Asked about the apparent contradiction, Brunhart said Wednesday, “we did commit to a rolling gate and that’s what we’re going to do.” Francis has been on the job a year and probably was unaware of the commitment, he said.

Paving the site, another point raised by Goodwin, was under discussion, but ultimately not a required condition of the permit, Brunhart said. Gravel was deemed better for trucks, he said.

Other required conditions include working hours from 7 a.m. to 6 p.m. weekdays and weeklong closures during major holidays, Francis said. Sound walls of 10 to 12 feet around the job site are intended to contain sound to the ambient noise level of 60 decibels, as stipulated by ordinance.

The district awarded a first phase $7.1 million contract on Nov. 17 to Drill Tech Tunneling and Shoring, based in Antioch, Calif.

The district’s construction manager, Shimi Tzobery, of Parsons engineering in Pasadena, is a veteran of similar projects. He spent four years building a 3.5-mile water tunnel to Las Vegas to deepen the intake level of Lake Mead and was senior engineer for an eight-mile tunnel in Lake Arrowhead for the MWD.

The potential environmental impact in a densely populated area make the project a challenge, he said. “We have the capability to see things that should be flagged,” said Tzobery, who will rely on a crew of inspectors and each day review shift reports on activities and delays and tests of geotechnical and environmental factors.
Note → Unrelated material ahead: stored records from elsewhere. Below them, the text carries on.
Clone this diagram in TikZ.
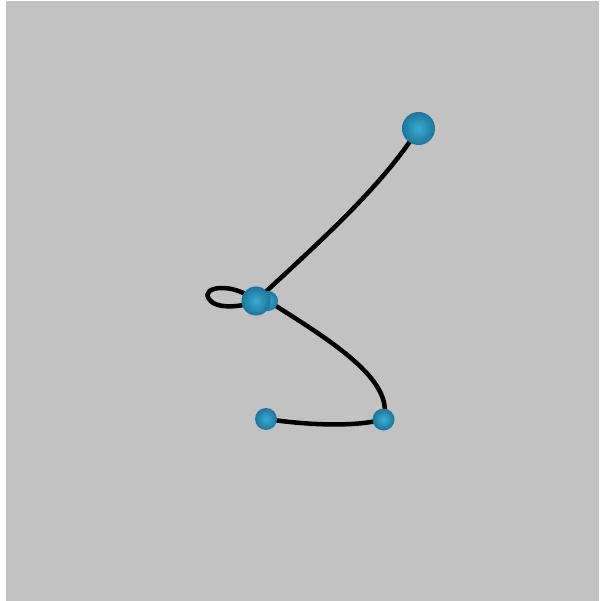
\documentclass[tikz,border=0pt]{standalone}
\usepackage{tikz}
\definecolor{bgray}{RGB}{194,194,194}
\definecolor{ballhi}{RGB}{56,172,212}
\definecolor{balllo}{RGB}{28,118,154}
\pgfdeclarelayer{bg}
\pgfdeclarelayer{wires}
\pgfsetlayers{bg,wires,main}

\begin{document}
\begin{tikzpicture}[x=1pt,y=-1pt,
  ball/.style={circle, draw=none, inner sep=0pt, shade, inner color=ballhi, outer color=balllo},
  wire/.style={line width=4.5pt, black, line cap=round}]
\useasboundingbox (0,0) rectangle (599,601);
\begin{pgfonlayer}{bg}
\fill[bgray] (6,1) rectangle (599,601);
\end{pgfonlayer}
\node[ball, minimum size=33pt] (T)  at (418.5,128.5) {};
\node[ball, minimum size=20pt] (MB) at (268,301) {};
\node[ball, minimum size=29pt] (M)  at (256,301) {};
\node[ball, minimum size=22pt] (BR) at (383.5,419.5) {};
\node[ball, minimum size=22pt] (BL) at (266,419) {};
\begin{pgfonlayer}{wires}
\draw[wire] (T.center) .. controls (380,190) and (310,250) .. (M.center);
\draw[wire] (M.center) .. controls (232,281) and (200,287) .. (209,299)
  .. controls (215,309) and (240,308) .. (M.center);
\draw[wire] (MB.center) .. controls (330,340) and (395,380) .. (BR.center);
\draw[wire] (BR.center) .. controls (350,428) and (300,424) .. (BL.center);
\end{pgfonlayer}
\end{tikzpicture}
\end{document}
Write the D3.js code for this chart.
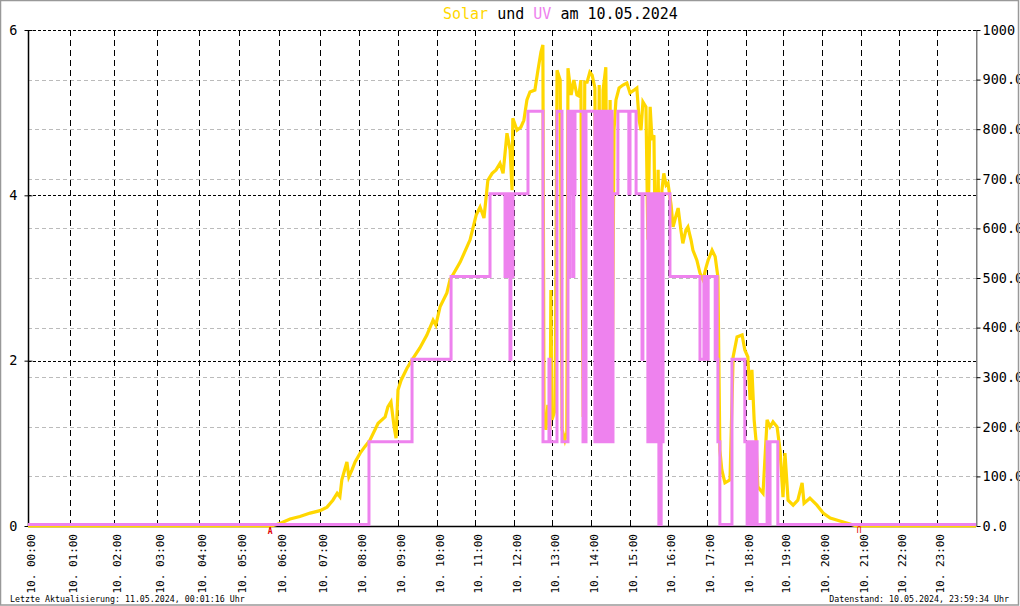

The new project will make a few detours from the old, Brunhart said. About 700 feet of the old tunnel at its terminus in Three Arch Bay will be abandoned because of its location, which is too close to the bluff edge, he said. It will be relocated under South La Senda Drive.

Another spot near the Laguna Lido condo complex will be moved inland, out of a rock formation, he said.

The district obtained a 30-year loan at a 1.7-percent interest rate to underwrite the project, Brunhart said. Debt repayment isn’t required until the project is completed in 2022. As the district in July established water rates for the next five years, it’s too soon to know if the project will result in a future rate hike, he said.